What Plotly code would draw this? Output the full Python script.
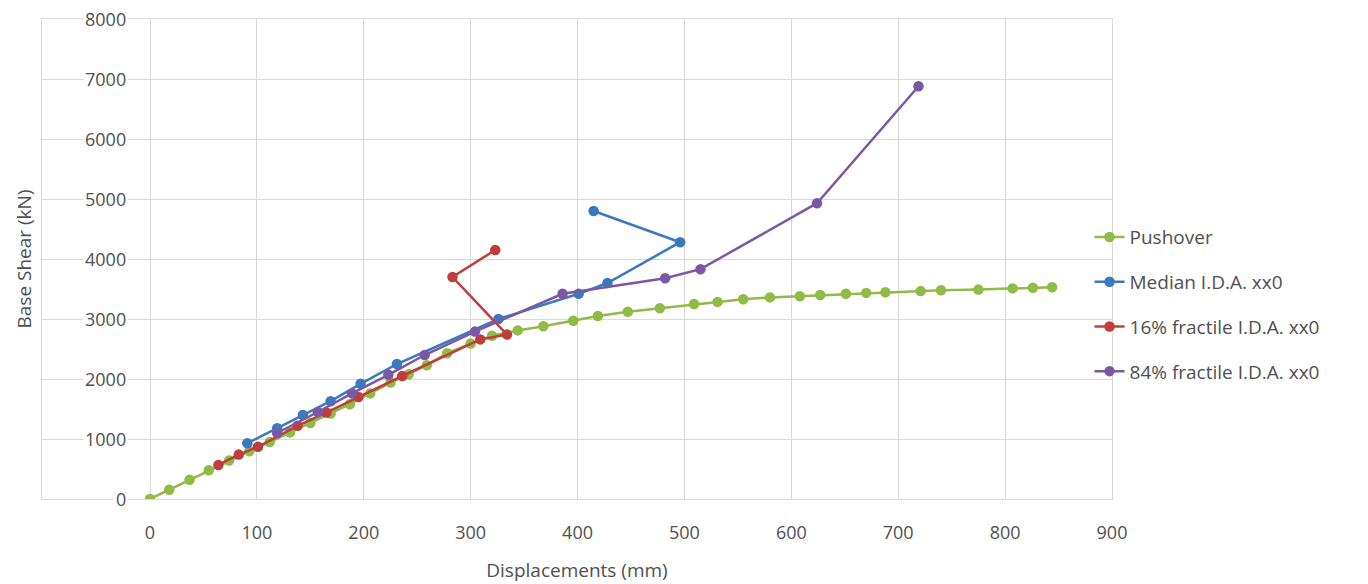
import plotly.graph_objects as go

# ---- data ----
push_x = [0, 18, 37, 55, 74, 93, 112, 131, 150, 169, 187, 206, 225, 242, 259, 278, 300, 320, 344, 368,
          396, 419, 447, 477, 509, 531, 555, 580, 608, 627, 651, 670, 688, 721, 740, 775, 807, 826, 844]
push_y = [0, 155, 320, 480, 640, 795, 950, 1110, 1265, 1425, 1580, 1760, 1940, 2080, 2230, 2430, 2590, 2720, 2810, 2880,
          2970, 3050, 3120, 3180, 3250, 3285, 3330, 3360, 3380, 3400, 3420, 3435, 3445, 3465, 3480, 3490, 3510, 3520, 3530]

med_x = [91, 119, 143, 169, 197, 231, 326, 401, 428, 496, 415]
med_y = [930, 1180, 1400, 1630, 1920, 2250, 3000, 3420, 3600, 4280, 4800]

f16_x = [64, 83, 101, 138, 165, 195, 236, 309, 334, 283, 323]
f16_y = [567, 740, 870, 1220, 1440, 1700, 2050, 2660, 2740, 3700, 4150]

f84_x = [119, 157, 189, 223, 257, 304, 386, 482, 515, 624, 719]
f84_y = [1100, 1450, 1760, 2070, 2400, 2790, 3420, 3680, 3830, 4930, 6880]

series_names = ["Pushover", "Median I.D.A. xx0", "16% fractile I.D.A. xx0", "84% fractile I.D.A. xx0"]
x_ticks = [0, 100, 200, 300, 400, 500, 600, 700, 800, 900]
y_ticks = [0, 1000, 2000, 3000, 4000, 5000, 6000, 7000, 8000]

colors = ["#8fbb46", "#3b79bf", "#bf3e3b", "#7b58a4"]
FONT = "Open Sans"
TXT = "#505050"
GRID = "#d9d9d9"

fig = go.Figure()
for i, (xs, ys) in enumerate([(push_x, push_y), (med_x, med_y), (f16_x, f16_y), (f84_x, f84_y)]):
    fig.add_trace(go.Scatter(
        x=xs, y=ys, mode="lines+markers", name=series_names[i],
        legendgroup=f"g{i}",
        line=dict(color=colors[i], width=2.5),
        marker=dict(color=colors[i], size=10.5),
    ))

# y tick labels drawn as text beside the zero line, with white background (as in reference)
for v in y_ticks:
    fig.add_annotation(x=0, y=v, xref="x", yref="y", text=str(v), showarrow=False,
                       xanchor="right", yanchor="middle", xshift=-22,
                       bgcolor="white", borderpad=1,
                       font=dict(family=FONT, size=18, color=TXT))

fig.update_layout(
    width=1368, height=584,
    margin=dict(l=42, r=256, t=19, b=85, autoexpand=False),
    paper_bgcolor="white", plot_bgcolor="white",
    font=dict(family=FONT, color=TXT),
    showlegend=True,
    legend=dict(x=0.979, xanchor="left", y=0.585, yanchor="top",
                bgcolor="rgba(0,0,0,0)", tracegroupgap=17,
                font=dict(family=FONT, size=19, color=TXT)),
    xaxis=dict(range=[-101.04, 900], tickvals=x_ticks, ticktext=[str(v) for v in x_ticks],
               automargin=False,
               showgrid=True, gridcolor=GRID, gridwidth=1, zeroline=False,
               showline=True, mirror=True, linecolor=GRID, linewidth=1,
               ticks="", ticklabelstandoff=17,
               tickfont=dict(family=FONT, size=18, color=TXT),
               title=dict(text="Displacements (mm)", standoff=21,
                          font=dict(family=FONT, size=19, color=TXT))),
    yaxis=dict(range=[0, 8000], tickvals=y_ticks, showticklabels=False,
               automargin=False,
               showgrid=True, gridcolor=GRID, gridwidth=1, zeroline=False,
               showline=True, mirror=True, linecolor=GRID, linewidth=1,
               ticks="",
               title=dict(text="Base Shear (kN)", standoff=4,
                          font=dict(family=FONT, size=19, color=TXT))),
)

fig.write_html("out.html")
● ● ● ● ●
- [Short exercise]:
Copy each line in full and exactly, omitting any picture.

- [Solution to this exercise]:
What Plotly code would draw this? Output the full Python script.
import plotly.graph_objects as go

# ---- data ----
push_x = [0, 18, 37, 55, 74, 93, 112, 131, 150, 169, 187, 206, 225, 242, 259, 278, 300, 320, 344, 368,
          396, 419, 447, 477, 509, 531, 555, 580, 608, 627, 651, 670, 688, 721, 740, 775, 807, 826, 844]
push_y = [0, 155, 320, 480, 640, 795, 950, 1110, 1265, 1425, 1580, 1760, 1940, 2080, 2230, 2430, 2590, 2720, 2810, 2880,
          2970, 3050, 3120, 3180, 3250, 3285, 3330, 3360, 3380, 3400, 3420, 3435, 3445, 3465, 3480, 3490, 3510, 3520, 3530]

med_x = [91, 119, 143, 169, 197, 231, 326, 401, 428, 496, 415]
med_y = [930, 1180, 1400, 1630, 1920, 2250, 3000, 3420, 3600, 4280, 4800]

f16_x = [64, 83, 101, 138, 165, 195, 236, 309, 334, 283, 323]
f16_y = [567, 740, 870, 1220, 1440, 1700, 2050, 2660, 2740, 3700, 4150]

f84_x = [119, 157, 189, 223, 257, 304, 386, 482, 515, 624, 719]
f84_y = [1100, 1450, 1760, 2070, 2400, 2790, 3420, 3680, 3830, 4930, 6880]

series_names = ["Pushover", "Median I.D.A. xx0", "16% fractile I.D.A. xx0", "84% fractile I.D.A. xx0"]
x_ticks = [0, 100, 200, 300, 400, 500, 600, 700, 800, 900]
y_ticks = [0, 1000, 2000, 3000, 4000, 5000, 6000, 7000, 8000]

colors = ["#8fbb46", "#3b79bf", "#bf3e3b", "#7b58a4"]
FONT = "Open Sans"
TXT = "#505050"
GRID = "#d9d9d9"

fig = go.Figure()
for i, (xs, ys) in enumerate([(push_x, push_y), (med_x, med_y), (f16_x, f16_y), (f84_x, f84_y)]):
    fig.add_trace(go.Scatter(
        x=xs, y=ys, mode="lines+markers", name=series_names[i],
        legendgroup=f"g{i}",
        line=dict(color=colors[i], width=2.5),
        marker=dict(color=colors[i], size=10.5),
    ))

# y tick labels drawn as text beside the zero line, with white background (as in reference)
for v in y_ticks:
    fig.add_annotation(x=0, y=v, xref="x", yref="y", text=str(v), showarrow=False,
                       xanchor="right", yanchor="middle", xshift=-22,
                       bgcolor="white", borderpad=1,
                       font=dict(family=FONT, size=18, color=TXT))

fig.update_layout(
    width=1368, height=584,
    margin=dict(l=42, r=256, t=19, b=85, autoexpand=False),
    paper_bgcolor="white", plot_bgcolor="white",
    font=dict(family=FONT, color=TXT),
    showlegend=True,
    legend=dict(x=0.979, xanchor="left", y=0.585, yanchor="top",
                bgcolor="rgba(0,0,0,0)", tracegroupgap=17,
                font=dict(family=FONT, size=19, color=TXT)),
    xaxis=dict(range=[-101.04, 900], tickvals=x_ticks, ticktext=[str(v) for v in x_ticks],
               automargin=False,
               showgrid=True, gridcolor=GRID, gridwidth=1, zeroline=False,
               showline=True, mirror=True, linecolor=GRID, linewidth=1,
               ticks="", ticklabelstandoff=17,
               tickfont=dict(family=FONT, size=18, color=TXT),
               title=dict(text="Displacements (mm)", standoff=21,
                          font=dict(family=FONT, size=19, color=TXT))),
    yaxis=dict(range=[0, 8000], tickvals=y_ticks, showticklabels=False,
               automargin=False,
               showgrid=True, gridcolor=GRID, gridwidth=1, zeroline=False,
               showline=True, mirror=True, linecolor=GRID, linewidth=1,
               ticks="",
               title=dict(text="Base Shear (kN)", standoff=4,
                          font=dict(family=FONT, size=19, color=TXT))),
)

fig.write_html("out.html")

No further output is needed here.